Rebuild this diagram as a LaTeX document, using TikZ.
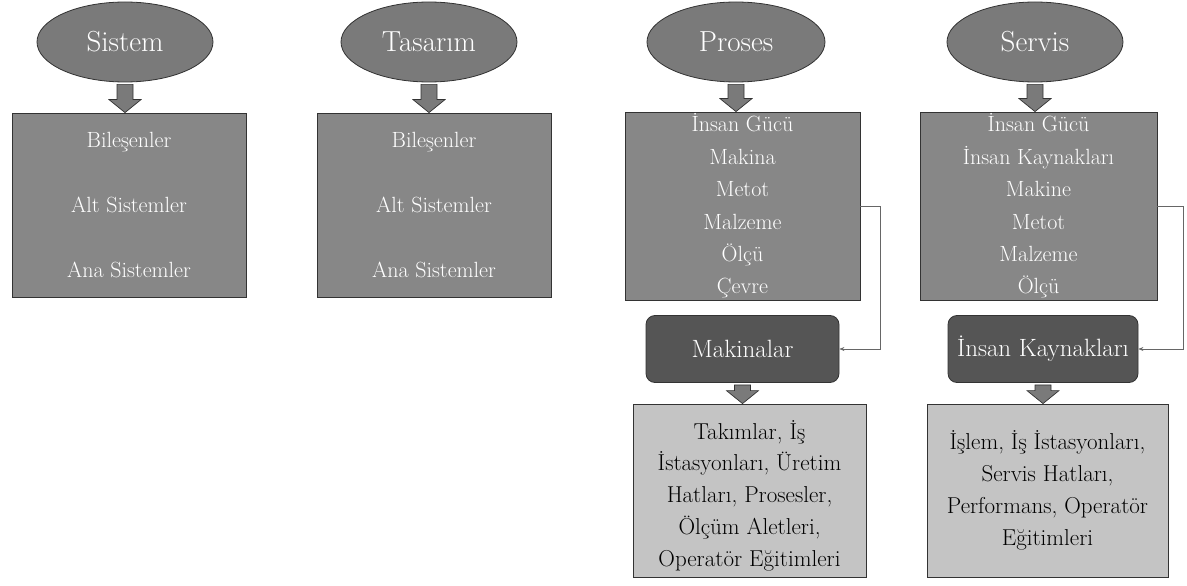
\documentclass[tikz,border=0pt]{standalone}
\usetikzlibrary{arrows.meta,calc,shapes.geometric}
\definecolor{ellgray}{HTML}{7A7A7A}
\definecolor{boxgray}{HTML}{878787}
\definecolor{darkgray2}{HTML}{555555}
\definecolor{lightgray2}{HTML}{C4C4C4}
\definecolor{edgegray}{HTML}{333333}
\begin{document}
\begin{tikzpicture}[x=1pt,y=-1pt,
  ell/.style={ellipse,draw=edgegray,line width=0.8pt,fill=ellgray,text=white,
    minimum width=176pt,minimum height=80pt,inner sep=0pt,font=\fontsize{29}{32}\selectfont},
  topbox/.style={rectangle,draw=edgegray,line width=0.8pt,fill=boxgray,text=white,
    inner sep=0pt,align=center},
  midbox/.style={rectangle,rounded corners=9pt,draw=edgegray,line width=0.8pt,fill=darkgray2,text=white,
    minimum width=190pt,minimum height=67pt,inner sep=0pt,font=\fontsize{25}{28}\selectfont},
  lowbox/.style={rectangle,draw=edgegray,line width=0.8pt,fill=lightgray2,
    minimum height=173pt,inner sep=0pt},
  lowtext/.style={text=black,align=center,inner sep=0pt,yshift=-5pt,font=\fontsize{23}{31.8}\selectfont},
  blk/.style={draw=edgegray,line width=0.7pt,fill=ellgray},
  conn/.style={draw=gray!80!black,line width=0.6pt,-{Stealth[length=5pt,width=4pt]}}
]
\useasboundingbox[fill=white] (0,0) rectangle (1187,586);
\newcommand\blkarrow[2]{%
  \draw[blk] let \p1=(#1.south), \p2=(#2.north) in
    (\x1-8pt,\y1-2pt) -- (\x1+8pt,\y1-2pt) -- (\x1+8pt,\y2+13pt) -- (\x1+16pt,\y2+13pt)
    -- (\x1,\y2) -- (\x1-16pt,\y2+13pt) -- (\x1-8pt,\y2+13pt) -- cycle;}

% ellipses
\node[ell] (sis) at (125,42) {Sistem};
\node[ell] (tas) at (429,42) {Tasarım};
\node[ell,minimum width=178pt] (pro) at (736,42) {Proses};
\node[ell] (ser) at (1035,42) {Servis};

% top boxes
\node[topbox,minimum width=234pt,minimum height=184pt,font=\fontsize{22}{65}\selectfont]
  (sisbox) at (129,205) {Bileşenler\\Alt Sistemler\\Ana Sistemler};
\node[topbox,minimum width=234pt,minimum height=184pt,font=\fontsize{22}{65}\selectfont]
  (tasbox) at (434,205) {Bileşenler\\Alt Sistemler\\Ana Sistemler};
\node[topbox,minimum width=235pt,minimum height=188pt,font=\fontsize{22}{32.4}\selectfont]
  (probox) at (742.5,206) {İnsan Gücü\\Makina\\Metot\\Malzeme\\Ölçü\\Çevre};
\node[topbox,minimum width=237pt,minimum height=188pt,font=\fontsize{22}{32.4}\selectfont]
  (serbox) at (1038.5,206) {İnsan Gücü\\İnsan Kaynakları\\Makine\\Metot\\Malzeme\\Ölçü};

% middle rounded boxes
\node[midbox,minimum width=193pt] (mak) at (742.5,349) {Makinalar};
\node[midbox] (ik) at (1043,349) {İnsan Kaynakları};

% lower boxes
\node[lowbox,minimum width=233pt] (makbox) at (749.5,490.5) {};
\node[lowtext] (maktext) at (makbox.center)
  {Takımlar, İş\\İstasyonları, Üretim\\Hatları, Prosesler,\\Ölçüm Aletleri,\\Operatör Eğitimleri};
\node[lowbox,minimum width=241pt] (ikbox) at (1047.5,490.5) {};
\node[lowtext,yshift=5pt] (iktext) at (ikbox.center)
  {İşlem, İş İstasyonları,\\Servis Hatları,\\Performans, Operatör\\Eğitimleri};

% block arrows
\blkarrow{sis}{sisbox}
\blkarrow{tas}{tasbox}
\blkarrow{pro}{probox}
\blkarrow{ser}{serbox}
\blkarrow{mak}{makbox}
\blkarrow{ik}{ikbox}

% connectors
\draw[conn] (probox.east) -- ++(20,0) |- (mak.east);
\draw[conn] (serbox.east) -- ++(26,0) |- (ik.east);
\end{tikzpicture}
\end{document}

________________________

**Problem description:** All of the lines above should be printed exactly, minus the pictures.

**Solved problem:**
Rebuild this diagram as a LaTeX document, using TikZ.
\documentclass[tikz,border=0pt]{standalone}
\usetikzlibrary{arrows.meta,calc,shapes.geometric}
\definecolor{ellgray}{HTML}{7A7A7A}
\definecolor{boxgray}{HTML}{878787}
\definecolor{darkgray2}{HTML}{555555}
\definecolor{lightgray2}{HTML}{C4C4C4}
\definecolor{edgegray}{HTML}{333333}
\begin{document}
\begin{tikzpicture}[x=1pt,y=-1pt,
  ell/.style={ellipse,draw=edgegray,line width=0.8pt,fill=ellgray,text=white,
    minimum width=176pt,minimum height=80pt,inner sep=0pt,font=\fontsize{29}{32}\selectfont},
  topbox/.style={rectangle,draw=edgegray,line width=0.8pt,fill=boxgray,text=white,
    inner sep=0pt,align=center},
  midbox/.style={rectangle,rounded corners=9pt,draw=edgegray,line width=0.8pt,fill=darkgray2,text=white,
    minimum width=190pt,minimum height=67pt,inner sep=0pt,font=\fontsize{25}{28}\selectfont},
  lowbox/.style={rectangle,draw=edgegray,line width=0.8pt,fill=lightgray2,
    minimum height=173pt,inner sep=0pt},
  lowtext/.style={text=black,align=center,inner sep=0pt,yshift=-5pt,font=\fontsize{23}{31.8}\selectfont},
  blk/.style={draw=edgegray,line width=0.7pt,fill=ellgray},
  conn/.style={draw=gray!80!black,line width=0.6pt,-{Stealth[length=5pt,width=4pt]}}
]
\useasboundingbox[fill=white] (0,0) rectangle (1187,586);
\newcommand\blkarrow[2]{%
  \draw[blk] let \p1=(#1.south), \p2=(#2.north) in
    (\x1-8pt,\y1-2pt) -- (\x1+8pt,\y1-2pt) -- (\x1+8pt,\y2+13pt) -- (\x1+16pt,\y2+13pt)
    -- (\x1,\y2) -- (\x1-16pt,\y2+13pt) -- (\x1-8pt,\y2+13pt) -- cycle;}

% ellipses
\node[ell] (sis) at (125,42) {Sistem};
\node[ell] (tas) at (429,42) {Tasarım};
\node[ell,minimum width=178pt] (pro) at (736,42) {Proses};
\node[ell] (ser) at (1035,42) {Servis};

% top boxes
\node[topbox,minimum width=234pt,minimum height=184pt,font=\fontsize{22}{65}\selectfont]
  (sisbox) at (129,205) {Bileşenler\\Alt Sistemler\\Ana Sistemler};
\node[topbox,minimum width=234pt,minimum height=184pt,font=\fontsize{22}{65}\selectfont]
  (tasbox) at (434,205) {Bileşenler\\Alt Sistemler\\Ana Sistemler};
\node[topbox,minimum width=235pt,minimum height=188pt,font=\fontsize{22}{32.4}\selectfont]
  (probox) at (742.5,206) {İnsan Gücü\\Makina\\Metot\\Malzeme\\Ölçü\\Çevre};
\node[topbox,minimum width=237pt,minimum height=188pt,font=\fontsize{22}{32.4}\selectfont]
  (serbox) at (1038.5,206) {İnsan Gücü\\İnsan Kaynakları\\Makine\\Metot\\Malzeme\\Ölçü};

% middle rounded boxes
\node[midbox,minimum width=193pt] (mak) at (742.5,349) {Makinalar};
\node[midbox] (ik) at (1043,349) {İnsan Kaynakları};

% lower boxes
\node[lowbox,minimum width=233pt] (makbox) at (749.5,490.5) {};
\node[lowtext] (maktext) at (makbox.center)
  {Takımlar, İş\\İstasyonları, Üretim\\Hatları, Prosesler,\\Ölçüm Aletleri,\\Operatör Eğitimleri};
\node[lowbox,minimum width=241pt] (ikbox) at (1047.5,490.5) {};
\node[lowtext,yshift=5pt] (iktext) at (ikbox.center)
  {İşlem, İş İstasyonları,\\Servis Hatları,\\Performans, Operatör\\Eğitimleri};

% block arrows
\blkarrow{sis}{sisbox}
\blkarrow{tas}{tasbox}
\blkarrow{pro}{probox}
\blkarrow{ser}{serbox}
\blkarrow{mak}{makbox}
\blkarrow{ik}{ikbox}

% connectors
\draw[conn] (probox.east) -- ++(20,0) |- (mak.east);
\draw[conn] (serbox.east) -- ++(26,0) |- (ik.east);
\end{tikzpicture}
\end{document}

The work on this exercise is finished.